What is expected:
Reproduce the listing exactly, with no pictures in your copy.

Available data:
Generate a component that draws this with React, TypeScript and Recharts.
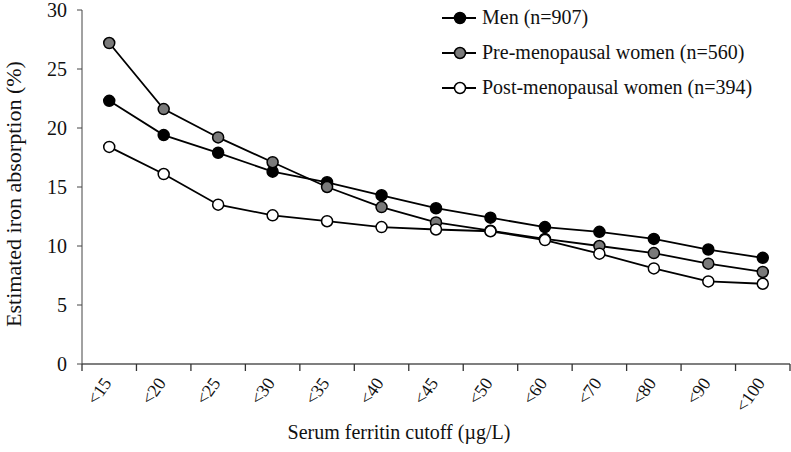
import React from "react";
import { LineChart, Line, XAxis, YAxis, Legend } from "recharts";

if (typeof document !== "undefined") {
  document.body.style.margin = "0";
}

const categories = ["<15", "<20", "<25", "<30", "<35", "<40", "<45", "<50", "<60", "<70", "<80", "<90", "<100"];
const men = [22.3, 19.4, 17.9, 16.3, 15.4, 14.3, 13.2, 12.4, 11.6, 11.2, 10.6, 9.7, 9.0];
const preMenopausal = [27.2, 21.6, 19.2, 17.1, 15.0, 13.3, 12.0, 11.3, 10.6, 10.0, 9.4, 8.5, 7.8];
const postMenopausal = [18.4, 16.1, 13.5, 12.6, 12.1, 11.6, 11.4, 11.25, 10.5, 9.35, 8.1, 7.0, 6.8];
const yTicks = [0, 5, 10, 15, 20, 25, 30];

const seriesNames = ["Men (n=907)", "Pre-menopausal women (n=560)", "Post-menopausal women (n=394)"];
const seriesKeys = ["men", "pre", "post"];
const seriesFills = ["#000000", "#7a7a7a", "#ffffff"];

const data = categories.map((c, i) => ({
  cat: c,
  men: men[i],
  pre: preMenopausal[i],
  post: postMenopausal[i],
}));

const W = 791;
const H = 452;
const M_TOP = 10;
const M_RIGHT = 1;
const Y_W = 82;
const X_H = 88;
const PLOT_W = W - Y_W - M_RIGHT;
const BW = PLOT_W / categories.length;
const FONT = "'Liberation Serif', 'Times New Roman', serif";

const XTick = (props: any) => {
  const { x, y, payload, index } = props;
  const cx = Number(x);
  const cy = Number(y);
  const last = index === categories.length - 1;
  const d = `M${cx - BW / 2},${cy}V${cy + 7}` + (last ? `M${cx + BW / 2},${cy}V${cy + 7}` : "");
  return (
    <g>
      <path d={d} stroke="#333" strokeWidth={1.3} fill="none" />
      <text
        x={cx + 3}
        y={cy + 19}
        textAnchor="end"
        transform={`rotate(-55, ${cx + 3}, ${cy + 19})`}
        fontFamily={FONT}
        fontSize={18}
        fill="#111"
      >
        {payload.value}
      </text>
    </g>
  );
};

const renderLegend = () => (
  <div style={{ fontFamily: FONT, fontSize: 20, color: "#111" }}>
    {seriesNames.map((n, i) => (
      <div key={n} style={{ display: "flex", alignItems: "center", height: 35 }}>
        <svg width={35} height={14} style={{ marginRight: 5 }}>
          <line x1={0} x2={34} y1={7} y2={7} stroke="#000" strokeWidth={2} />
          <circle cx={18} cy={7} r={5.5} fill={seriesFills[i]} stroke="#000" strokeWidth={1.5} />
        </svg>
        <span style={{ whiteSpace: "nowrap" }}>{n}</span>
      </div>
    ))}
  </div>
);

export default function App() {
  return (
    <LineChart
      width={W}
      height={H}
      data={data}
      margin={{ top: M_TOP, right: M_RIGHT, left: 0, bottom: 0 }}
    >
      <XAxis
        dataKey="cat"
        height={X_H}
        padding={{ left: BW / 2, right: BW / 2 }}
        axisLine={{ stroke: "#7f7f7f", strokeWidth: 2 }}
        tickLine={false}
        tickSize={0}
        tickMargin={0}
        tick={(p: any) => <XTick {...p} />}
        interval={0}
        label={{
          content: () => (
            <text x={399} y={439} textAnchor="middle" fontFamily={FONT} fontSize={20} fill="#111">
              Serum ferritin cutoff (µg/L)
            </text>
          ),
        }}
      />
      <YAxis
        width={Y_W}
        domain={[0, 30]}
        ticks={yTicks}
        interval={0}
        axisLine={{ stroke: "#444", strokeWidth: 1 }}
        tickLine={{ stroke: "#444", strokeWidth: 1 }}
        tickSize={5}
        tickMargin={10}
        tick={{ fontFamily: FONT, fontSize: 20, fill: "#111" }}
        label={{
          content: () => (
            <text
              x={13}
              y={194}
              textAnchor="middle"
              dominantBaseline="central"
              transform="rotate(-90, 13, 194)"
              fontFamily={FONT}
              fontSize={22}
              fill="#111"
            >
              Estimated iron absorption (%)
            </text>
          ),
        }}
      />
      <Legend
        layout="vertical"
        align="center"
        verticalAlign="middle"
        content={renderLegend}
        wrapperStyle={{ left: 442, top: 0, width: 345 }}
      />
      {seriesKeys.map((k, i) => (
        <Line
          key={k}
          type="linear"
          dataKey={k}
          name={seriesNames[i]}
          stroke="#000"
          strokeWidth={1.8}
          dot={{ r: 5.5, fill: seriesFills[i], stroke: "#000", strokeWidth: 1.5 }}
          activeDot={false}
          isAnimationActive={false}
        />
      ))}
    </LineChart>
  );
}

Complete output:
Generate a component that draws this with React, TypeScript and Recharts.
import React from "react";
import { LineChart, Line, XAxis, YAxis, Legend } from "recharts";

if (typeof document !== "undefined") {
  document.body.style.margin = "0";
}

const categories = ["<15", "<20", "<25", "<30", "<35", "<40", "<45", "<50", "<60", "<70", "<80", "<90", "<100"];
const men = [22.3, 19.4, 17.9, 16.3, 15.4, 14.3, 13.2, 12.4, 11.6, 11.2, 10.6, 9.7, 9.0];
const preMenopausal = [27.2, 21.6, 19.2, 17.1, 15.0, 13.3, 12.0, 11.3, 10.6, 10.0, 9.4, 8.5, 7.8];
const postMenopausal = [18.4, 16.1, 13.5, 12.6, 12.1, 11.6, 11.4, 11.25, 10.5, 9.35, 8.1, 7.0, 6.8];
const yTicks = [0, 5, 10, 15, 20, 25, 30];

const seriesNames = ["Men (n=907)", "Pre-menopausal women (n=560)", "Post-menopausal women (n=394)"];
const seriesKeys = ["men", "pre", "post"];
const seriesFills = ["#000000", "#7a7a7a", "#ffffff"];

const data = categories.map((c, i) => ({
  cat: c,
  men: men[i],
  pre: preMenopausal[i],
  post: postMenopausal[i],
}));

const W = 791;
const H = 452;
const M_TOP = 10;
const M_RIGHT = 1;
const Y_W = 82;
const X_H = 88;
const PLOT_W = W - Y_W - M_RIGHT;
const BW = PLOT_W / categories.length;
const FONT = "'Liberation Serif', 'Times New Roman', serif";

const XTick = (props: any) => {
  const { x, y, payload, index } = props;
  const cx = Number(x);
  const cy = Number(y);
  const last = index === categories.length - 1;
  const d = `M${cx - BW / 2},${cy}V${cy + 7}` + (last ? `M${cx + BW / 2},${cy}V${cy + 7}` : "");
  return (
    <g>
      <path d={d} stroke="#333" strokeWidth={1.3} fill="none" />
      <text
        x={cx + 3}
        y={cy + 19}
        textAnchor="end"
        transform={`rotate(-55, ${cx + 3}, ${cy + 19})`}
        fontFamily={FONT}
        fontSize={18}
        fill="#111"
      >
        {payload.value}
      </text>
    </g>
  );
};

const renderLegend = () => (
  <div style={{ fontFamily: FONT, fontSize: 20, color: "#111" }}>
    {seriesNames.map((n, i) => (
      <div key={n} style={{ display: "flex", alignItems: "center", height: 35 }}>
        <svg width={35} height={14} style={{ marginRight: 5 }}>
          <line x1={0} x2={34} y1={7} y2={7} stroke="#000" strokeWidth={2} />
          <circle cx={18} cy={7} r={5.5} fill={seriesFills[i]} stroke="#000" strokeWidth={1.5} />
        </svg>
        <span style={{ whiteSpace: "nowrap" }}>{n}</span>
      </div>
    ))}
  </div>
);

export default function App() {
  return (
    <LineChart
      width={W}
      height={H}
      data={data}
      margin={{ top: M_TOP, right: M_RIGHT, left: 0, bottom: 0 }}
    >
      <XAxis
        dataKey="cat"
        height={X_H}
        padding={{ left: BW / 2, right: BW / 2 }}
        axisLine={{ stroke: "#7f7f7f", strokeWidth: 2 }}
        tickLine={false}
        tickSize={0}
        tickMargin={0}
        tick={(p: any) => <XTick {...p} />}
        interval={0}
        label={{
          content: () => (
            <text x={399} y={439} textAnchor="middle" fontFamily={FONT} fontSize={20} fill="#111">
              Serum ferritin cutoff (µg/L)
            </text>
          ),
        }}
      />
      <YAxis
        width={Y_W}
        domain={[0, 30]}
        ticks={yTicks}
        interval={0}
        axisLine={{ stroke: "#444", strokeWidth: 1 }}
        tickLine={{ stroke: "#444", strokeWidth: 1 }}
        tickSize={5}
        tickMargin={10}
        tick={{ fontFamily: FONT, fontSize: 20, fill: "#111" }}
        label={{
          content: () => (
            <text
              x={13}
              y={194}
              textAnchor="middle"
              dominantBaseline="central"
              transform="rotate(-90, 13, 194)"
              fontFamily={FONT}
              fontSize={22}
              fill="#111"
            >
              Estimated iron absorption (%)
            </text>
          ),
        }}
      />
      <Legend
        layout="vertical"
        align="center"
        verticalAlign="middle"
        content={renderLegend}
        wrapperStyle={{ left: 442, top: 0, width: 345 }}
      />
      {seriesKeys.map((k, i) => (
        <Line
          key={k}
          type="linear"
          dataKey={k}
          name={seriesNames[i]}
          stroke="#000"
          strokeWidth={1.8}
          dot={{ r: 5.5, fill: seriesFills[i], stroke: "#000", strokeWidth: 1.5 }}
          activeDot={false}
          isAnimationActive={false}
        />
      ))}
    </LineChart>
  );
}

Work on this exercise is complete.